The economic situation is deteriorating day by day, especially after devastating earthquakes struck on February 6.

According to a statement issued by the Response Coordination Group, the price of meat in northwestern Syria has gone up by 57 percent during the month of Ramadan and vegetables and fruit have risen by 55 percent.

“The markets are definitely quieter this Ramadan,” said Abu Hussein, a supermarket owner in the city of Idlib. “The price of food is higher because merchants are monopolising and hoarding, controlling the price without thinking about how hard the living conditions are for the people in the region.”

The population in northwestern Syria is about 4.5 million people, 2.9 million of whom are internally displaced, according to the UN Office for the Coordination of Humanitarian Affairs.

“This Ramadan is the hardest for us so far because of the financial crisis we’re experiencing and our dependence on the meals provided by relief organisations,” said Mariam Haloul, a mother of four whose house was destroyed in the earthquakes and who now lives near Salqin in a camp for survivors of the disaster.

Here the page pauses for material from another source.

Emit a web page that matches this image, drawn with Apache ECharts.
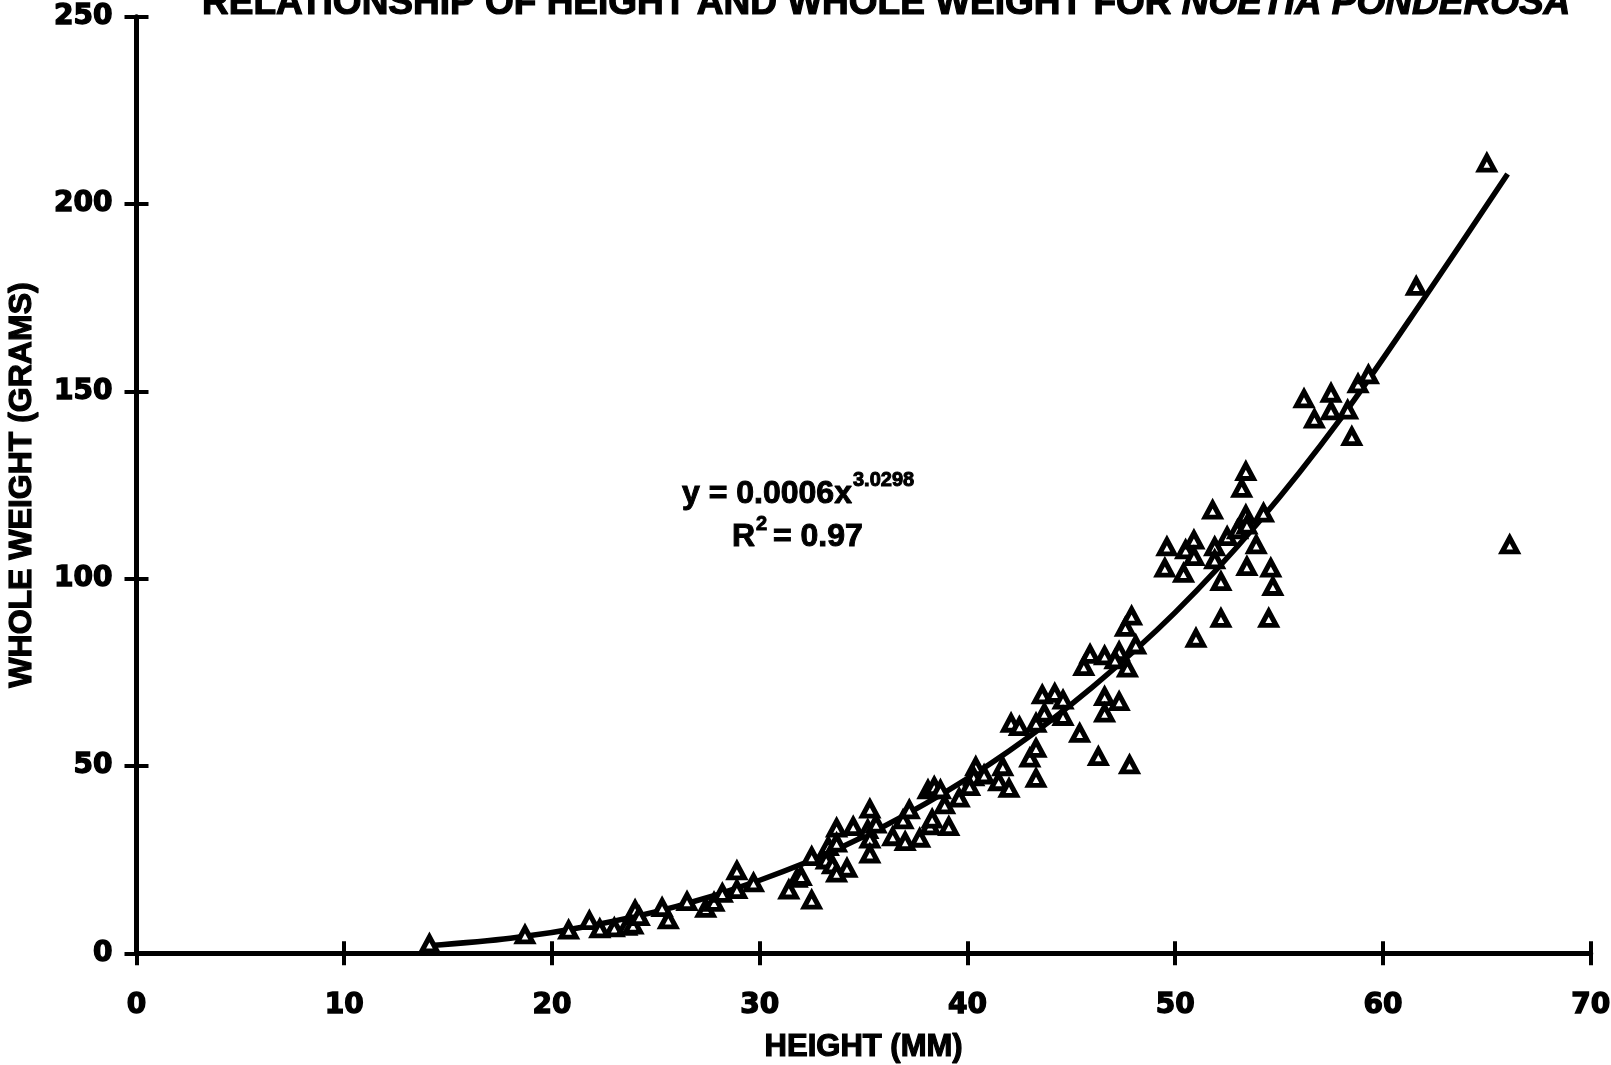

Humanitarian organisations working in the area are trying to help people affected by the quakes by providing food for iftar, the meal at sundown when Muslim break their daylong fast during Ramadan, or by holding community iftar banquets, like one held in Atareb, west of Aleppo.

“The iftar banquet that was held in the city, which included more than 1,000 people, aimed to bring the people of the city together in a spiritual atmosphere, especially after the earthquakes, which claimed the lives of dozens of the city’s residents, especially in the neighbourhood where the iftar was held, where three buildings were destroyed and 45 people were killed,” Mahmoud Abu al-Majd, an activist from Atareb, said.